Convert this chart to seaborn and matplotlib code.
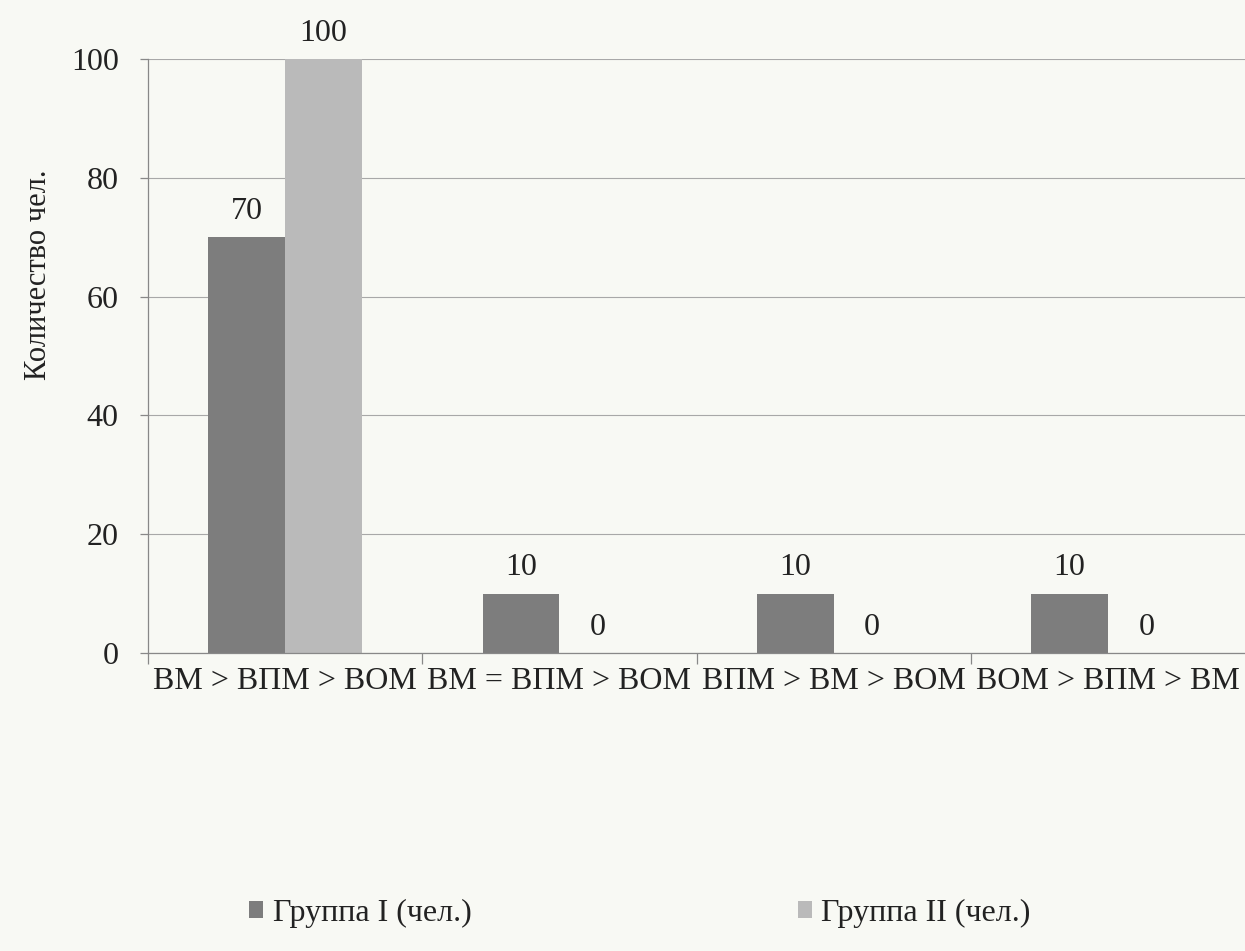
import matplotlib
matplotlib.use("Agg")
import matplotlib.pyplot as plt
import seaborn as sns
import pandas as pd

categories = ["ВМ > ВПМ > ВОМ", "ВМ = ВПМ > ВОМ", "ВПМ > ВМ > ВОМ", "ВОМ > ВПМ > ВМ"]
group1 = [70, 10, 10, 10]
group2 = [100, 0, 0, 0]
series_names = ["Группа I (чел.)", "Группа II (чел.)"]
y_label = "Количество чел."

sns.set_style("white")
plt.rcParams["font.family"] = ["Liberation Serif", "DejaVu Serif"]

bg = "#f8f9f4"
fig = plt.figure(figsize=(12.45, 9.51), dpi=100, facecolor=bg)
ax = fig.add_axes([0.1189, 0.3134, 0.8811, 0.6246])
ax.set_facecolor(bg)

df = pd.DataFrame({
    "cat": categories * 2,
    "val": group1 + group2,
    "grp": [series_names[0]] * 4 + [series_names[1]] * 4,
})
palette = {series_names[0]: "#7d7d7d", series_names[1]: "#bababa"}
sns.barplot(data=df, x="cat", y="val", hue="grp", palette=palette, width=0.56,
            order=categories, hue_order=series_names, ax=ax, saturation=1,
            linewidth=0, legend=True)

for cont in ax.containers:
    ax.bar_label(cont, fmt="%g", padding=8, fontsize=23, color="#222222")

ax.set_xlim(-0.5, 3.5)
ax.set_ylim(0, 100)
ax.set_yticks([0, 20, 40, 60, 80, 100])
ax.yaxis.grid(True, color="#a8a8a8", linewidth=0.8)
ax.set_axisbelow(True)
ax.set_xticks([0, 1, 2, 3])
ax.set_xticklabels(categories, fontsize=23, color="#222222")
ax.tick_params(axis="x", length=0, pad=10)
ax.tick_params(axis="y", length=6, width=0.9, color="#888888", labelsize=23,
               labelcolor="#222222", pad=15, left=True)
ax.set_xticks([-0.5, 0.5, 1.5, 2.5], minor=True)
ax.tick_params(axis="x", which="minor", length=8, width=0.9, color="#888888", bottom=True)

for s in ["top", "right"]:
    ax.spines[s].set_visible(False)
ax.spines["left"].set_color("#888888")
ax.spines["bottom"].set_color("#888888")
ax.spines["left"].set_linewidth(0.9)
ax.spines["bottom"].set_linewidth(0.9)

ax.set_xlabel("")
ax.set_ylabel(y_label, fontsize=22, color="#222222")
ax.yaxis.set_label_coords(-0.087, 0.636)

handles, labels = ax.get_legend_handles_labels()
ax.legend_.remove()
fig.legend(handles, labels, loc="center", bbox_to_anchor=(0.514, 0.04), ncol=2,
           frameon=False, fontsize=23, handlelength=0.45, handleheight=0.45,
           handletextpad=0.3, columnspacing=10.2, labelcolor="#222222")

fig.savefig("out.png", dpi=100, facecolor=bg)
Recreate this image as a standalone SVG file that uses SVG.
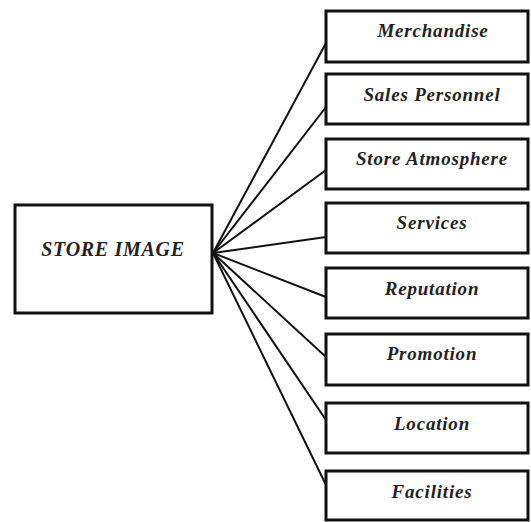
<svg xmlns="http://www.w3.org/2000/svg" width="531" height="522" viewBox="0 0 531 522">
<style>
.box{fill:#fff;stroke:#111;stroke-width:3}
.lbl{font-family:"Liberation Serif","Times New Roman",serif;font-weight:bold;font-style:italic;font-size:19px;letter-spacing:0.8px;fill:#222;text-anchor:middle}
.main{font-size:20px;letter-spacing:0.7px}
.con{stroke:#111;stroke-width:2;fill:none}
</style>
<rect width="531" height="522" fill="#fff"/>
<g id="connectors">
<line class="con" x1="213" y1="253" x2="326" y2="43"/>
<line class="con" x1="213" y1="253" x2="326" y2="107"/>
<line class="con" x1="213" y1="253" x2="326" y2="170"/>
<line class="con" x1="213" y1="253" x2="326" y2="237"/>
<line class="con" x1="213" y1="253" x2="326" y2="297"/>
<line class="con" x1="213" y1="253" x2="326" y2="357"/>
<line class="con" x1="213" y1="253" x2="326" y2="420"/>
<line class="con" x1="213" y1="253" x2="326" y2="485"/>
</g>
<g id="store-image"><rect class="box" x="15" y="205" width="197" height="108"/><text class="lbl main" x="113" y="256">STORE IMAGE</text></g>
<g id="merchandise"><rect class="box" x="326" y="11" width="202" height="51"/><text class="lbl" x="433" y="37">Merchandise</text></g>
<g id="sales-personnel"><rect class="box" x="326" y="74" width="202" height="50"/><text class="lbl" x="432" y="101">Sales Personnel</text></g>
<g id="store-atmosphere"><rect class="box" x="326" y="139" width="202" height="50"/><text class="lbl" x="432" y="165">Store Atmosphere</text></g>
<g id="services"><rect class="box" x="326" y="203" width="202" height="50"/><text class="lbl" x="432" y="229">Services</text></g>
<g id="reputation"><rect class="box" x="326" y="268" width="202" height="50"/><text class="lbl" x="432" y="295">Reputation</text></g>
<g id="promotion"><rect class="box" x="326" y="334" width="202" height="51"/><text class="lbl" x="432" y="360">Promotion</text></g>
<g id="location"><rect class="box" x="326" y="403" width="202" height="50"/><text class="lbl" x="432" y="430">Location</text></g>
<g id="facilities"><rect class="box" x="326" y="471" width="202" height="49"/><text class="lbl" x="432" y="498">Facilities</text></g>
</svg>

» Instructions for the task: Return the lines exactly as they stand, from the start of the entries through the line holding "ax.yaxis.set_label_coords(-0.087, 0.636)"; omit the pictures.

» The result:
Convert this chart to seaborn and matplotlib code.
import matplotlib
matplotlib.use("Agg")
import matplotlib.pyplot as plt
import seaborn as sns
import pandas as pd

categories = ["ВМ > ВПМ > ВОМ", "ВМ = ВПМ > ВОМ", "ВПМ > ВМ > ВОМ", "ВОМ > ВПМ > ВМ"]
group1 = [70, 10, 10, 10]
group2 = [100, 0, 0, 0]
series_names = ["Группа I (чел.)", "Группа II (чел.)"]
y_label = "Количество чел."

sns.set_style("white")
plt.rcParams["font.family"] = ["Liberation Serif", "DejaVu Serif"]

bg = "#f8f9f4"
fig = plt.figure(figsize=(12.45, 9.51), dpi=100, facecolor=bg)
ax = fig.add_axes([0.1189, 0.3134, 0.8811, 0.6246])
ax.set_facecolor(bg)

df = pd.DataFrame({
    "cat": categories * 2,
    "val": group1 + group2,
    "grp": [series_names[0]] * 4 + [series_names[1]] * 4,
})
palette = {series_names[0]: "#7d7d7d", series_names[1]: "#bababa"}
sns.barplot(data=df, x="cat", y="val", hue="grp", palette=palette, width=0.56,
            order=categories, hue_order=series_names, ax=ax, saturation=1,
            linewidth=0, legend=True)

for cont in ax.containers:
    ax.bar_label(cont, fmt="%g", padding=8, fontsize=23, color="#222222")

ax.set_xlim(-0.5, 3.5)
ax.set_ylim(0, 100)
ax.set_yticks([0, 20, 40, 60, 80, 100])
ax.yaxis.grid(True, color="#a8a8a8", linewidth=0.8)
ax.set_axisbelow(True)
ax.set_xticks([0, 1, 2, 3])
ax.set_xticklabels(categories, fontsize=23, color="#222222")
ax.tick_params(axis="x", length=0, pad=10)
ax.tick_params(axis="y", length=6, width=0.9, color="#888888", labelsize=23,
               labelcolor="#222222", pad=15, left=True)
ax.set_xticks([-0.5, 0.5, 1.5, 2.5], minor=True)
ax.tick_params(axis="x", which="minor", length=8, width=0.9, color="#888888", bottom=True)

for s in ["top", "right"]:
    ax.spines[s].set_visible(False)
ax.spines["left"].set_color("#888888")
ax.spines["bottom"].set_color("#888888")
ax.spines["left"].set_linewidth(0.9)
ax.spines["bottom"].set_linewidth(0.9)

ax.set_xlabel("")
ax.set_ylabel(y_label, fontsize=22, color="#222222")
ax.yaxis.set_label_coords(-0.087, 0.636)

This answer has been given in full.